-- START OF Supplied records --
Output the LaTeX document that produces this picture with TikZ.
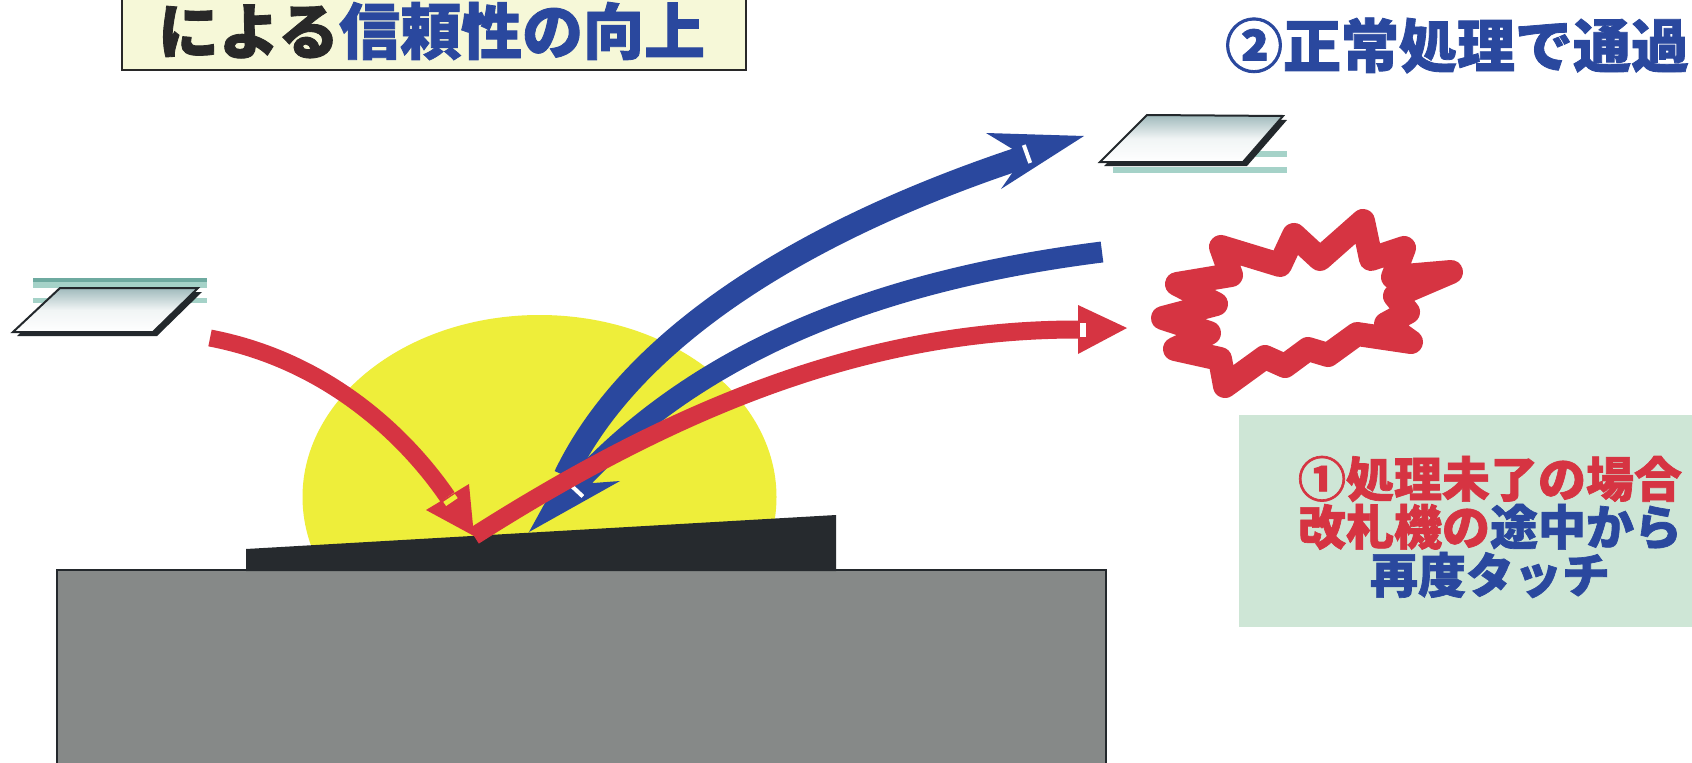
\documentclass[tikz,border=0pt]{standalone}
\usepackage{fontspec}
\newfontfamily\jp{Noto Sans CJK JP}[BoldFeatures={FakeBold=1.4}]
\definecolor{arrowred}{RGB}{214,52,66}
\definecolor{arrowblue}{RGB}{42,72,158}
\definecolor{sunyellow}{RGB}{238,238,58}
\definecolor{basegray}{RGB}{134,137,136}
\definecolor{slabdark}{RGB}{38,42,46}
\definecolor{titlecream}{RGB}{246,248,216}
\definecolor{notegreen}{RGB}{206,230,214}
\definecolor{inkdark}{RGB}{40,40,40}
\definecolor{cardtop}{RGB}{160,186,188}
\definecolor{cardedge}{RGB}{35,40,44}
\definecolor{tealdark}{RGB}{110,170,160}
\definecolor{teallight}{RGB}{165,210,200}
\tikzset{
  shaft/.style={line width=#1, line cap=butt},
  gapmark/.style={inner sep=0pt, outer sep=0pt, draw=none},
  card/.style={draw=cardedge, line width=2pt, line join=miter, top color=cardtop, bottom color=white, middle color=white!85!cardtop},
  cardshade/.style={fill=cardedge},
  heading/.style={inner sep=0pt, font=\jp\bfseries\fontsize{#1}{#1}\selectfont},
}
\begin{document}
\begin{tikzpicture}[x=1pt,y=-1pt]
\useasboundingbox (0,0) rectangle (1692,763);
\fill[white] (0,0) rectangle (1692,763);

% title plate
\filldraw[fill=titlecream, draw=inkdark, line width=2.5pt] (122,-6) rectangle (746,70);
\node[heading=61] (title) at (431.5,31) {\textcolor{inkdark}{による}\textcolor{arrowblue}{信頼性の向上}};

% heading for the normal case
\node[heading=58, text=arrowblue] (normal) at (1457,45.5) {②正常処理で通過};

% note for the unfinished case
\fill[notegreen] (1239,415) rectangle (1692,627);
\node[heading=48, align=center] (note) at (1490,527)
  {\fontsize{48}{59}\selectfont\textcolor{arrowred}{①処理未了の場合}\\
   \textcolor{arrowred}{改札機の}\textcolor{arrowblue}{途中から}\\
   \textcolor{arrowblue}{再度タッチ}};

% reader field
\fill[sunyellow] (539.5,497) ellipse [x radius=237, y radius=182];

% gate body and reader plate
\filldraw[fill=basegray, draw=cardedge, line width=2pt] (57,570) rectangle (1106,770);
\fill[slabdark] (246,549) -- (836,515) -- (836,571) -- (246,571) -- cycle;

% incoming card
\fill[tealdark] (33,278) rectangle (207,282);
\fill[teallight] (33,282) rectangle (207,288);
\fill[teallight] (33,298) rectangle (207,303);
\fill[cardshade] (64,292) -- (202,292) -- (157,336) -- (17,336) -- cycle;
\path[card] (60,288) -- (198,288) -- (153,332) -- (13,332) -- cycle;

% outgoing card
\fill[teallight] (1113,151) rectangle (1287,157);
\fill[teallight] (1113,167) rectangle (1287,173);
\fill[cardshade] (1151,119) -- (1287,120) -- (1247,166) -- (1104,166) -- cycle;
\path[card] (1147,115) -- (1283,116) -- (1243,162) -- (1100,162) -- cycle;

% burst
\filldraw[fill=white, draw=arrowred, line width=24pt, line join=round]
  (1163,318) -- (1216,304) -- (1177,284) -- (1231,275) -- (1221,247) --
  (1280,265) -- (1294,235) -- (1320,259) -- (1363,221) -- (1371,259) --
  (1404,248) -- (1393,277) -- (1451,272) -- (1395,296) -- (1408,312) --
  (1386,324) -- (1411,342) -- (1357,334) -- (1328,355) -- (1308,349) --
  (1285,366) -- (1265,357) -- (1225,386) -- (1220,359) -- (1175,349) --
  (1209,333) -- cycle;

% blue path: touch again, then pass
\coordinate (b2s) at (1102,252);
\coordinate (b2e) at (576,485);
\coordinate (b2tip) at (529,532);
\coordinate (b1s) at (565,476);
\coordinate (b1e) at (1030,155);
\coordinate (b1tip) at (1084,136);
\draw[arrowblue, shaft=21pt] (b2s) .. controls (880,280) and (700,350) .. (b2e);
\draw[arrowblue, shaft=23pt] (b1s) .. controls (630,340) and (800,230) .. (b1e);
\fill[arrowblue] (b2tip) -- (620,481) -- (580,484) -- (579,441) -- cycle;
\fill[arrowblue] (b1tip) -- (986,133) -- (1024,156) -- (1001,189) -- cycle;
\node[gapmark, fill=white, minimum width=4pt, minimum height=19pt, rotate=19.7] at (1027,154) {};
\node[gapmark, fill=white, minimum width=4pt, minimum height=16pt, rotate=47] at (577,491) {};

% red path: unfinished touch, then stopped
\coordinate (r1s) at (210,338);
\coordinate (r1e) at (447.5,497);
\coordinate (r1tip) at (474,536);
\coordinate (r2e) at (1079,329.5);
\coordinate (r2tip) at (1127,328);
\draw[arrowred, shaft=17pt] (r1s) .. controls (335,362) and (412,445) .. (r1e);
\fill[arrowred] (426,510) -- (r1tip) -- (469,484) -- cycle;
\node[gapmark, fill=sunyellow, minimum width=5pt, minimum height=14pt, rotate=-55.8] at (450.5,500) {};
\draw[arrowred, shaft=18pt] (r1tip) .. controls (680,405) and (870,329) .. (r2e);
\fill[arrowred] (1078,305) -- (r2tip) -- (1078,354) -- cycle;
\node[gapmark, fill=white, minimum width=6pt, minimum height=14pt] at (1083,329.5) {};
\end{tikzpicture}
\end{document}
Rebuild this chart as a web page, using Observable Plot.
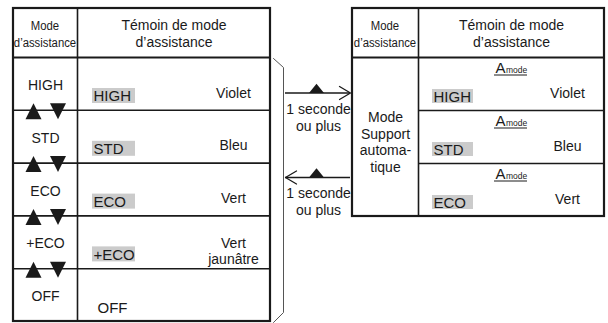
-- END OF Supplied records --
**Instruction**
Determine the number of lines in the listing that hold the word "this", and supply that number and nothing further.

**Reply to the exercise**
2